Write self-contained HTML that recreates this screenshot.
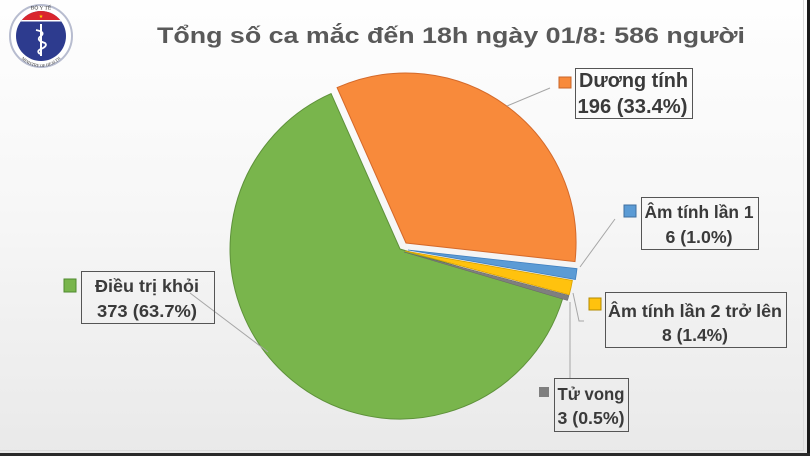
<!DOCTYPE html>
<html><head><meta charset="utf-8"><style>
html,body{margin:0;padding:0;width:810px;height:456px;overflow:hidden;background:#f4f4f4}
svg{display:block}
</style></head><body>
<svg width="810" height="456" viewBox="0 0 810 456" xmlns="http://www.w3.org/2000/svg">
<defs>
<linearGradient id="bg" x1="0" y1="0" x2="0" y2="1">
<stop offset="0" stop-color="#fefefe"/>
<stop offset="0.45" stop-color="#f7f7f7"/>
<stop offset="1" stop-color="#e9e9e9"/>
</linearGradient>
<clipPath id="inner"><circle cx="41" cy="36" r="25"/></clipPath>
<path id="arcB" d="M14,40 A27,27 0 0 0 68,40"/>
</defs>
<rect width="810" height="456" fill="url(#bg)"/>
<line x1="803.5" y1="0" x2="803.5" y2="451" stroke="#dcdcdc" stroke-width="1"/>
<line x1="0" y1="450.5" x2="804" y2="450.5" stroke="#dcdcdc" stroke-width="1"/>
<rect x="807" y="0" width="3" height="456" fill="#1a1a1a"/>
<rect x="0" y="453" width="810" height="3" fill="#2a2a2a"/>

<!-- logo -->
<circle cx="41" cy="36" r="31" fill="#ffffff" stroke="#b7bccf" stroke-width="2"/>
<circle cx="41" cy="36" r="25" fill="#2d3b8e"/>
<g clip-path="url(#inner)">
<rect x="10" y="8" width="62" height="12" fill="#d9262e"/>
<rect x="10" y="20" width="62" height="1.5" fill="#ffffff"/>
</g>
<text x="41" y="18" font-family="Liberation Sans, sans-serif" font-size="5" fill="#ffd400" text-anchor="middle">★</text>
<text x="41" y="9.5" font-family="Liberation Serif, serif" font-size="5.5" fill="#333" text-anchor="middle">BỘ Y TẾ</text>
<path d="M41,24 L41,56" stroke="#fff" stroke-width="2"/>
<path d="M36,30 Q46,32 41,36 Q35,40 45,43 Q48,46 41,49 Q36,51 40,54" stroke="#fff" stroke-width="1.8" fill="none"/>
<text font-family="Liberation Serif, serif" font-size="4.2" fill="#333"><textPath href="#arcB" startOffset="50%" text-anchor="middle">MINISTRY OF HEALTH</textPath></text>

<!-- title -->
<text x="157" y="43" font-family="Liberation Sans, sans-serif" font-weight="bold" font-size="22.5" fill="#595959" textLength="588" lengthAdjust="spacingAndGlyphs">Tổng số ca mắc đến 18h ngày 01/8: 586 người</text>

<!-- pie -->
<path d="M400,249 L562.9,297.9 A170,170 0 1 1 331.1,93.6 Z" fill="#79b54c" stroke="#5e913a" stroke-width="1"/>
<path d="M406,243 L337.1,87.6 A170,170 0 0 1 575,261.6 Z" fill="#f88a3b" stroke="#d4692a" stroke-width="1"/>
<path d="M408,250 L577,268.6 A170,170 0 0 1 575.4,279.5 Z" fill="#5b9bd5" stroke="#3f7fbf" stroke-width="0.8"/>
<path d="M405,251 L572.4,280.5 A170,170 0 0 1 569.3,294.7 Z" fill="#ffc20e" stroke="#d9a200" stroke-width="0.8"/>
<path d="M404,252 L569,295.5 A170,170 0 0 1 567.5,300.5 Z" fill="#7f7f7f" stroke="#666" stroke-width="0.5"/>

<!-- leader lines -->
<g stroke="#a6a6a6" stroke-width="1" fill="none">
<path d="M507,106 L550,88"/>
<path d="M580,267 L615,219"/>
<path d="M573,293 L579,321 L584,321"/>
<path d="M570,302 L570,378"/>
<path d="M190,293 L268,352"/>
</g>

<!-- labels -->
<g font-family="Liberation Sans, sans-serif" font-weight="bold" fill="#3a3a3a" text-anchor="middle">
<rect x="575.5" y="68.5" width="117" height="50" fill="none" stroke="#555" stroke-width="1"/>
<rect x="559" y="77" width="12" height="11" fill="#f88a3b" stroke="#c8652a" stroke-width="1"/>
<text x="633.5" y="87" font-size="20" textLength="109" lengthAdjust="spacingAndGlyphs">Dương tính</text>
<text x="632.5" y="113" font-size="20" textLength="110" lengthAdjust="spacingAndGlyphs">196 (33.4%)</text>

<rect x="641.5" y="197.5" width="117" height="52" fill="none" stroke="#555" stroke-width="1"/>
<rect x="624" y="205" width="12" height="12" fill="#5b9bd5" stroke="#3f6fa0" stroke-width="1"/>
<text x="699" y="218" font-size="17.5" textLength="109" lengthAdjust="spacingAndGlyphs">Âm tính lần 1</text>
<text x="699" y="243" font-size="17.5" textLength="67" lengthAdjust="spacingAndGlyphs">6 (1.0%)</text>

<rect x="605.5" y="292.5" width="181" height="55" fill="none" stroke="#555" stroke-width="1"/>
<rect x="589" y="298" width="12" height="12" fill="#ffc20e" stroke="#b38a00" stroke-width="1"/>
<text x="695" y="317" font-size="17.5" textLength="174" lengthAdjust="spacingAndGlyphs">Âm tính lần 2 trở lên</text>
<text x="695" y="341" font-size="17.5" textLength="66" lengthAdjust="spacingAndGlyphs">8 (1.4%)</text>

<rect x="554.5" y="378.5" width="74" height="53" fill="none" stroke="#555" stroke-width="1"/>
<rect x="539" y="387" width="10" height="10" fill="#7f7f7f"/>
<text x="591" y="400" font-size="17.5" textLength="67" lengthAdjust="spacingAndGlyphs">Tử vong</text>
<text x="591" y="424" font-size="17.5" textLength="67" lengthAdjust="spacingAndGlyphs">3 (0.5%)</text>

<rect x="81.5" y="271.5" width="133" height="52" fill="none" stroke="#555" stroke-width="1"/>
<rect x="64" y="279" width="12" height="13" fill="#79b54c" stroke="#4f8a2e" stroke-width="1"/>
<text x="147" y="292" font-size="17.5" textLength="104" lengthAdjust="spacingAndGlyphs">Điều trị khỏi</text>
<text x="147" y="317" font-size="17.5" textLength="100" lengthAdjust="spacingAndGlyphs">373 (63.7%)</text>
</g>
</svg>
</body></html>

# Exercise goal
Skip the pictures and restate exactly the lines from the beginning of the listing to the line with "01/8: 586 người</text>", that line included.

# Solution
Write self-contained HTML that recreates this screenshot.
<!DOCTYPE html>
<html><head><meta charset="utf-8"><style>
html,body{margin:0;padding:0;width:810px;height:456px;overflow:hidden;background:#f4f4f4}
svg{display:block}
</style></head><body>
<svg width="810" height="456" viewBox="0 0 810 456" xmlns="http://www.w3.org/2000/svg">
<defs>
<linearGradient id="bg" x1="0" y1="0" x2="0" y2="1">
<stop offset="0" stop-color="#fefefe"/>
<stop offset="0.45" stop-color="#f7f7f7"/>
<stop offset="1" stop-color="#e9e9e9"/>
</linearGradient>
<clipPath id="inner"><circle cx="41" cy="36" r="25"/></clipPath>
<path id="arcB" d="M14,40 A27,27 0 0 0 68,40"/>
</defs>
<rect width="810" height="456" fill="url(#bg)"/>
<line x1="803.5" y1="0" x2="803.5" y2="451" stroke="#dcdcdc" stroke-width="1"/>
<line x1="0" y1="450.5" x2="804" y2="450.5" stroke="#dcdcdc" stroke-width="1"/>
<rect x="807" y="0" width="3" height="456" fill="#1a1a1a"/>
<rect x="0" y="453" width="810" height="3" fill="#2a2a2a"/>

<!-- logo -->
<circle cx="41" cy="36" r="31" fill="#ffffff" stroke="#b7bccf" stroke-width="2"/>
<circle cx="41" cy="36" r="25" fill="#2d3b8e"/>
<g clip-path="url(#inner)">
<rect x="10" y="8" width="62" height="12" fill="#d9262e"/>
<rect x="10" y="20" width="62" height="1.5" fill="#ffffff"/>
</g>
<text x="41" y="18" font-family="Liberation Sans, sans-serif" font-size="5" fill="#ffd400" text-anchor="middle">★</text>
<text x="41" y="9.5" font-family="Liberation Serif, serif" font-size="5.5" fill="#333" text-anchor="middle">BỘ Y TẾ</text>
<path d="M41,24 L41,56" stroke="#fff" stroke-width="2"/>
<path d="M36,30 Q46,32 41,36 Q35,40 45,43 Q48,46 41,49 Q36,51 40,54" stroke="#fff" stroke-width="1.8" fill="none"/>
<text font-family="Liberation Serif, serif" font-size="4.2" fill="#333"><textPath href="#arcB" startOffset="50%" text-anchor="middle">MINISTRY OF HEALTH</textPath></text>

<!-- title -->
<text x="157" y="43" font-family="Liberation Sans, sans-serif" font-weight="bold" font-size="22.5" fill="#595959" textLength="588" lengthAdjust="spacingAndGlyphs">Tổng số ca mắc đến 18h ngày 01/8: 586 người</text>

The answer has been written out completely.